There actually ARE a few depictions of mouse nudity in Maus but I think it’s all male genitals during the Holocaust scenes. They are very crude oval shapes. They also weren’t mentioned in the stories about the book’s removal.

I think it would depend on the Middle Schooler. A few would be intellectually advanced enough. For many a lot of the book will be lost on them. Used as part of a curriculum teaching about HaShoah? I think a good teacher could use it well, maybe in eighth grade or the advanced seventh graders, but there are likely other options that would work better, more aimed at giving that age group perspectives they can better understand.

It is not a kids’ book just because it is in graphic novel form. It is serious and somewhat complex literature. Understanding what’s going on requires a background fund of knowledge and abstract thought capacity that is still emergent for many in that age group. The “adult” aspect is IMHO not the anthropomorphic nipple or the bath filled with blood.

I was of course, referring to female nipples. If not evident from the context, then it should be abundantly evident by my numerous tongue-in-cheek references to “titties” elsewhere in the thread.

I don’t have experience growing up in southern culture, but there’s no shortage of examples of parents in more “enlightened” regions very publicly having problems with certain books being available to children. I lived through the controversy over schools using the book “Heather Has Two Mommies” in New York City before LGBT equality gained broad acceptance across America.
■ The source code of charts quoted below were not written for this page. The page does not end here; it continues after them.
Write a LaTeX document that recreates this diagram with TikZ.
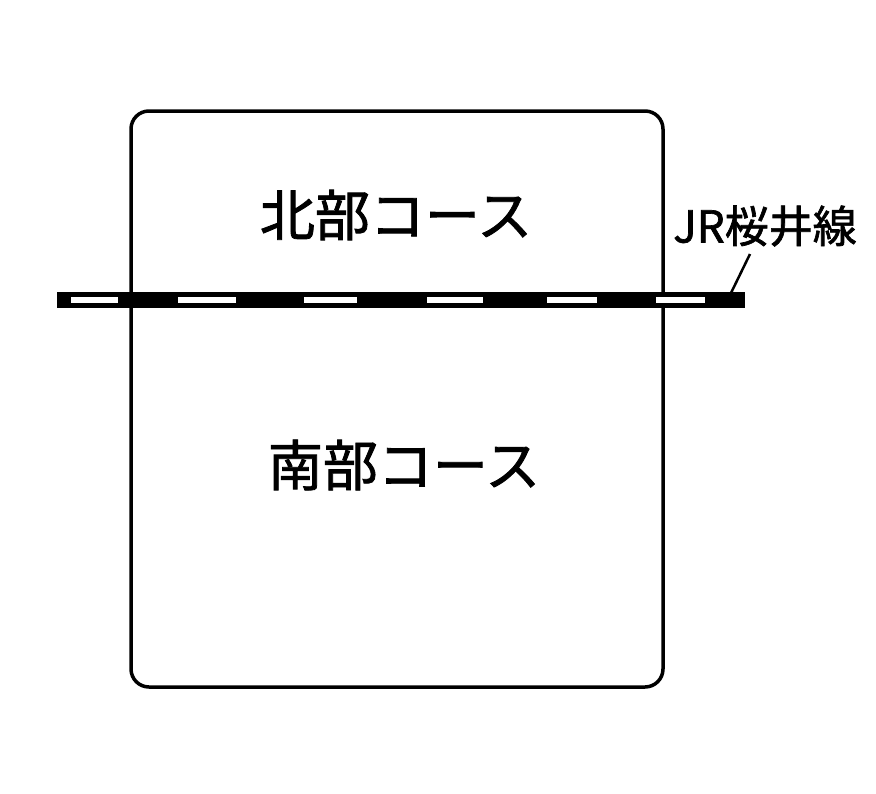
\documentclass[tikz,border=0pt]{standalone}
\usepackage{fontspec}
\newfontfamily\jpfont[FakeBold=1.5]{Noto Sans CJK JP}
\begin{document}
\begin{tikzpicture}[x=1pt,y=-1pt,
	area/.style={font=\jpfont\fontsize{55}{55}\selectfont},
	tag/.style={font=\jpfont\fontsize{44}{44}\selectfont}]
		\useasboundingbox (0,0) rectangle (876,793);
		\draw [line width=3.5pt, rounded corners=18pt] (131,111) rectangle (663,687);
		\node[area] (north) at (396,215) {北部コース};
		\node[area] (south) at (404,465) {南部コース};
		
		% railway
		\fill (57,292) rectangle (745,308);
		\foreach \a/\b in {71/118, 178/236, 304/357, 427/483, 547/597, 656/705}
			\fill[white] (\a,297) rectangle (\b,303);
		
		\node[tag] (jr) at (765,226) {JR桜井線};
		\coordinate (rail) at (731,293);
		\draw [line width=2.5pt] (750,254) -- (rail);
	\end{tikzpicture}
\end{document}
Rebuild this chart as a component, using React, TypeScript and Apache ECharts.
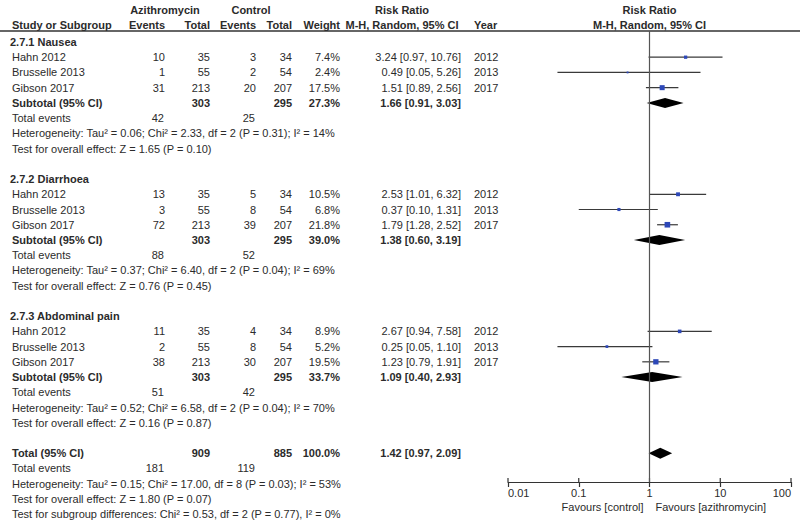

Regarding this, yes, but the general idea of “parental control” speaks to the fact that minors are not capable of intelligently making their own decisions, which all cultures agree on. What I objected to was the idea that “parental control” is some sort of backward-minded uniquely southern notion. The poster to whom I was responding seems to feel that those in the south are controlling for the sake of being controlling rather than acting as proxies for their children due to said children’s inability to manage their own affairs as in most other cultures.

I think Maus is a great work and an excellent way for teenagers to learn about the Holocaust. I read it in high school. I don’t remember if it was part of the curriculum or not.

That said, I think it’s a mistake to equate “removing a book from the curriculum” with “banning”. If it is in fact available in the library and personal copies that children happen to bring to school to read are not taken away, then it’s not banned. The vast majority of books are not included in public school curriculum, and that’s ok. They’re not banned either.

IIRC, it’s an illustration of his dad finding his mother’s corpse.

You might be right. Point being they’re human breasts so, while I strongly disagree with the decision to pull the book and think they’re non-sexual/arousing/titillating, it shouldn’t be accidentally construed as “lol they’re scared of mouse boobs”.

Of course. But that shows that the objection isn’t to children seeing nipples, no matter what the context; the objection is only to children seeing nipples in specific contexts.